What do you like about your position?
What I like most about my position is how creative and adaptive I have to be when working on location. Not having a designated room to perform treatments and exercise can be very challenging. Most days, I find myself performing corrective exercise and prehab on the bus, manual and soft tissue therapies in the hotel room and ice baths in the hotel room tubs. This can be difficult when working with athletes who are all over 6 feet 5 inches tall and can’t fit in the seats, beds or tubs.
What I also love about my position is getting to see the joy people experience when coming to one of our shows. So many children and adults leave the game smiling and laughing. To know you helped make that happen is really rewarding.
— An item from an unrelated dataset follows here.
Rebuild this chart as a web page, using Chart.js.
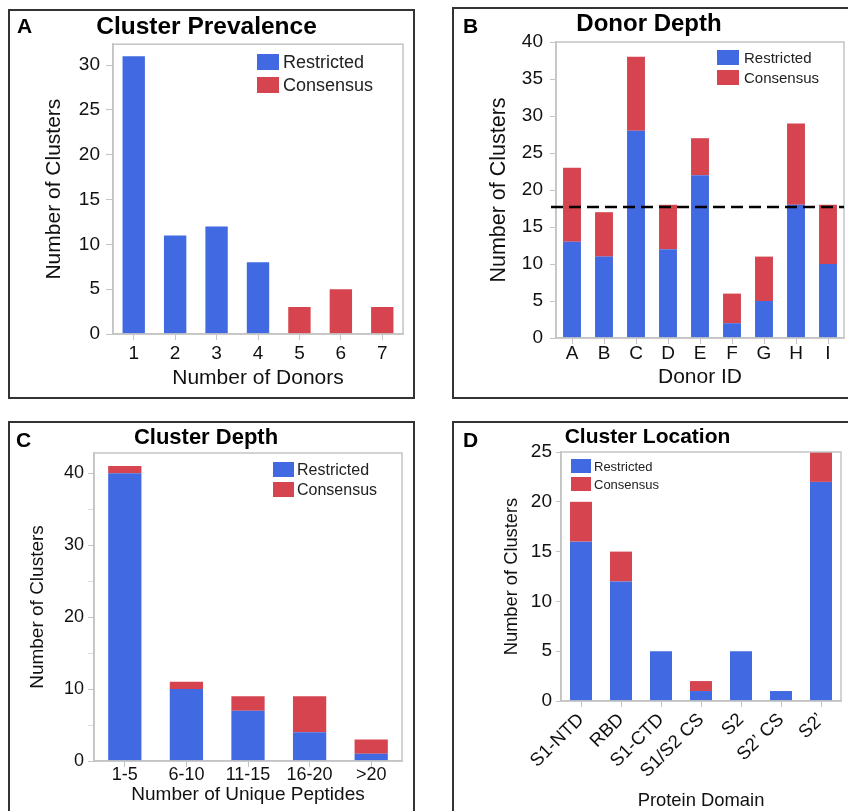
<!DOCTYPE html>
<html>
<head>
<meta charset="utf-8">
<script src="https://cdn.jsdelivr.net/npm/chart.js@4.4.0/dist/chart.umd.min.js"></script>
<style>
  html, body { margin: 0; padding: 0; background: #fff; width: 848px; height: 811px; overflow: hidden; }
  .panel { position: absolute; border: 2px solid #333; background: #fff; }
  .panel canvas { display: block; }
</style>
</head>
<body>
<div class="panel" style="left:8px;top:9px;width:403px;height:386px"><canvas id="chartA" width="403" height="386"></canvas></div>
<div class="panel" style="left:452px;top:7px;width:396px;height:388px"><canvas id="chartB" width="396" height="388"></canvas></div>
<div class="panel" style="left:8px;top:421px;width:403px;height:396px"><canvas id="chartC" width="403" height="396"></canvas></div>
<div class="panel" style="left:452px;top:421px;width:396px;height:396px"><canvas id="chartD" width="396" height="396"></canvas></div>

<script>
// A - cluster prevalence
var donorCounts = ['1', '2', '3', '4', '5', '6', '7'];
var prevalenceRestricted = [31, 11, 12, 8, null, null, null];
var prevalenceConsensus = [null, null, null, null, 3, 5, 3];

// B - donor depth
var donorIds = ['A', 'B', 'C', 'D', 'E', 'F', 'G', 'H', 'I'];
var donorRestricted = [13, 11, 28, 12, 22, 2, 5, 18, 10];
var donorConsensus = [10, 6, 10, 6, 5, 4, 6, 11, 8];
var donorCutoff = 17.7;

// C - cluster depth
var peptideBins = ['1-5', '6-10', '11-15', '16-20', '>20'];
var depthRestricted = [40, 10, 7, 4, 1];
var depthConsensus = [1, 1, 2, 5, 2];

// D - cluster location
var domains = ['S1-NTD', 'RBD', 'S1-CTD', 'S1/S2 CS', 'S2', 'S2\u2019 CS', 'S2\u2019'];
var locationRestricted = [16, 12, 5, 1, 5, 1, 22];
var locationConsensus = [4, 3, null, 1, null, null, 3];

var BLUE = '#4169E1';
var RED = '#D5444F';
var FONT = '"Liberation Sans", Arial, Helvetica, sans-serif';
var AXIS = '#c4c4c4';

// frame, panel letter, legend and the dashed line
var decor = {
    id: 'decor',
    afterDraw: function(chart, args, o) {
        var ctx = chart.ctx, a = chart.chartArea;
        ctx.save();
        ctx.strokeStyle = AXIS;
        ctx.lineWidth = 1.5;
        ctx.strokeRect(a.left, a.top, a.right - a.left, a.bottom - a.top);

        if (o.refLine != null) {
            var ly = chart.scales.y.getPixelForValue(o.refLine);
            ctx.strokeStyle = '#000';
            ctx.lineWidth = 2.5;
            ctx.setLineDash([12, 6]);
            ctx.beginPath();
            ctx.moveTo(a.left - 5, ly);
            ctx.lineTo(a.right, ly);
            ctx.stroke();
            ctx.setLineDash([]);
        }

        ctx.fillStyle = '#000';
        ctx.textAlign = 'left';
        ctx.textBaseline = 'alphabetic';
        ctx.font = 'bold ' + o.letterSize + 'px ' + FONT;
        ctx.fillText(o.letter, o.letterX, o.letterY);

        ctx.font = o.legendSize + 'px ' + FONT;
        ctx.textBaseline = 'middle';
        chart.data.datasets.forEach(function(ds, i) {
            var y = o.legendY + i * o.rowGap;
            ctx.fillStyle = ds.backgroundColor;
            ctx.fillRect(o.legendX, y, o.boxW, o.boxH);
            ctx.fillStyle = '#222';
            ctx.fillText(ds.label, o.legendX + o.boxW + o.textGap, y + o.boxH / 2 + 1);
        });
        ctx.restore();
    }
};

function makeChart(id, labels, restricted, consensus, o) {
    return new Chart(document.getElementById(id), {
        type: 'bar',
        data: {
            labels: labels,
            datasets: [
                { label: 'Restricted', data: restricted, backgroundColor: BLUE, barPercentage: o.bar, categoryPercentage: 1 },
                { label: 'Consensus', data: consensus, backgroundColor: RED, barPercentage: o.bar, categoryPercentage: 1 }
            ]
        },
        options: {
            responsive: false,
            animation: false,
            layout: { padding: { left: 0, right: o.right, top: 0, bottom: 0 } },
            plugins: {
                legend: { display: false },
                tooltip: { enabled: false },
                title: {
                    display: true,
                    text: o.title,
                    color: '#000',
                    font: { family: FONT, size: o.titleSize, weight: 'bold' },
                    padding: { top: o.titleTop, bottom: o.titleBottom }
                },
                decor: o.decor
            },
            scales: {
                x: {
                    stacked: true,
                    afterFit: function(s) { s.height = o.xHeight; },
                    grid: { offset: false, drawOnChartArea: false, color: AXIS, tickLength: 6 },
                    border: { color: AXIS, width: 1.5 },
                    ticks: {
                        color: '#111', autoSkip: false, padding: o.xTickPad,
                        minRotation: o.rot, maxRotation: o.rot,
                        font: { family: FONT, size: o.xTickSize }
                    },
                    title: {
                        display: true, text: o.xTitle, color: '#111',
                        font: { family: FONT, size: o.xTitleSize },
                        padding: { top: 0, bottom: o.xTitlePad }
                    }
                },
                y: {
                    stacked: true,
                    min: 0,
                    max: o.yMax,
                    bounds: 'data',
                    afterFit: function(s) { s.width = o.yWidth; },
                    grid: {
                        drawOnChartArea: false, tickLength: o.yTickLen,
                        color: function(c) { return (o.minor && c.tick && c.tick.value % 10) ? '#dcdcdc' : AXIS; }
                    },
                    border: { color: AXIS, width: 1.5 },
                    ticks: {
                        stepSize: 5, includeBounds: false, color: '#111', padding: o.yTickPad,
                        font: { family: FONT, size: o.yTickSize },
                        callback: function(v) { return (o.minor && v % 10) ? '' : v; }
                    },
                    title: {
                        display: true, text: 'Number of Clusters', color: '#111',
                        font: { family: FONT, size: o.yTitleSize },
                        padding: { top: o.yTitlePad, bottom: 0 }
                    }
                }
            }
        },
        plugins: [decor]
    });
}

makeChart('chartA', donorCounts, prevalenceRestricted, prevalenceConsensus, {
    title: 'Cluster Prevalence', titleSize: 24.5, titleTop: 1.6, titleBottom: 2.2,
    right: 10, bar: 0.54, rot: 0,
    xHeight: 63, xTickPad: 2, xTickSize: 19, xTitle: 'Number of Donors', xTitleSize: 21, xTitlePad: 6,
    yMax: 32.34, yWidth: 103, yTickLen: 7, yTickPad: 6, yTickSize: 19, yTitleSize: 21, yTitlePad: 32,
    decor: { letter: 'A', letterSize: 21, letterX: 7, letterY: 22,
             legendX: 247, legendY: 43, boxW: 22, boxH: 16, rowGap: 23, legendSize: 18, textGap: 4 }
});

makeChart('chartB', donorIds, donorRestricted, donorConsensus, {
    title: 'Donor Depth', titleSize: 24, titleTop: 1, titleBottom: 3.2,
    right: 6, bar: 0.56, rot: 0,
    xHeight: 59, xTickPad: -2, xTickSize: 19, xTitle: 'Donor ID', xTitleSize: 21, xTitlePad: 7,
    yMax: 40, yWidth: 102, yTickLen: 6, yTickPad: 7, yTickSize: 19, yTitleSize: 21.5, yTitlePad: 32,
    decor: { letter: 'B', letterSize: 21, letterX: 9, letterY: 24, refLine: donorCutoff,
             legendX: 263, legendY: 41, boxW: 22, boxH: 15, rowGap: 20, legendSize: 15, textGap: 5 }
});

makeChart('chartC', peptideBins, depthRestricted, depthConsensus, {
    title: 'Cluster Depth', titleSize: 22, titleTop: 1.8, titleBottom: 1.8,
    right: 11, bar: 0.54, rot: 0, minor: true,
    xHeight: 58, xTickPad: -3, xTickSize: 18, xTitle: 'Number of Unique Peptides', xTitleSize: 19, xTitlePad: 13,
    yMax: 42.8, yWidth: 84, yTickLen: 6, yTickPad: 4, yTickSize: 18, yTitleSize: 19, yTitlePad: 16.6,
    decor: { letter: 'C', letterSize: 21, letterX: 6, letterY: 24,
             legendX: 263, legendY: 39, boxW: 21, boxH: 15, rowGap: 20, legendSize: 16, textGap: 3 }
});

makeChart('chartD', domains, locationRestricted, locationConsensus, {
    title: 'Cluster Location', titleSize: 21, titleTop: 1.4, titleBottom: 2.4,
    right: 9, bar: 0.55, rot: 45,
    xHeight: 118, xTickPad: 2, xTickSize: 18.5, xTitle: 'Protein Domain', xTitleSize: 18.4, xTitlePad: 7,
    yMax: 25, yWidth: 107, yTickLen: 5, yTickPad: 4, yTickSize: 19, yTitleSize: 18.3, yTitlePad: 47,
    decor: { letter: 'D', letterSize: 21, letterX: 9, letterY: 24,
             legendX: 117, legendY: 36, boxW: 20, boxH: 14, rowGap: 18, legendSize: 13, textGap: 3 }
});
</script>
</body>
</html>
What do you dislike about your position?
The hardest part about the position is being on the road for 5 to6 months at a time. Being away from friends and family can start to take a toll on you. Fortunately, you begin to develop a small family with the athletes and staff involved in the production, which helps with the home sicknesses.
What advice do you have about your practice setting for a young AT looking at this setting?
The advice I would give to any young AT looking at this setting would be to go for it!
Don’t think because you have only worked in football, baseball or basketball your whole career that you can’t tackle performing arts or any other setting. I have become a more well-rounded AT because I chose to challenge myself by working in new and different settings.
I was very nervous when I started in this position but am grateful I made the decision to take on this role.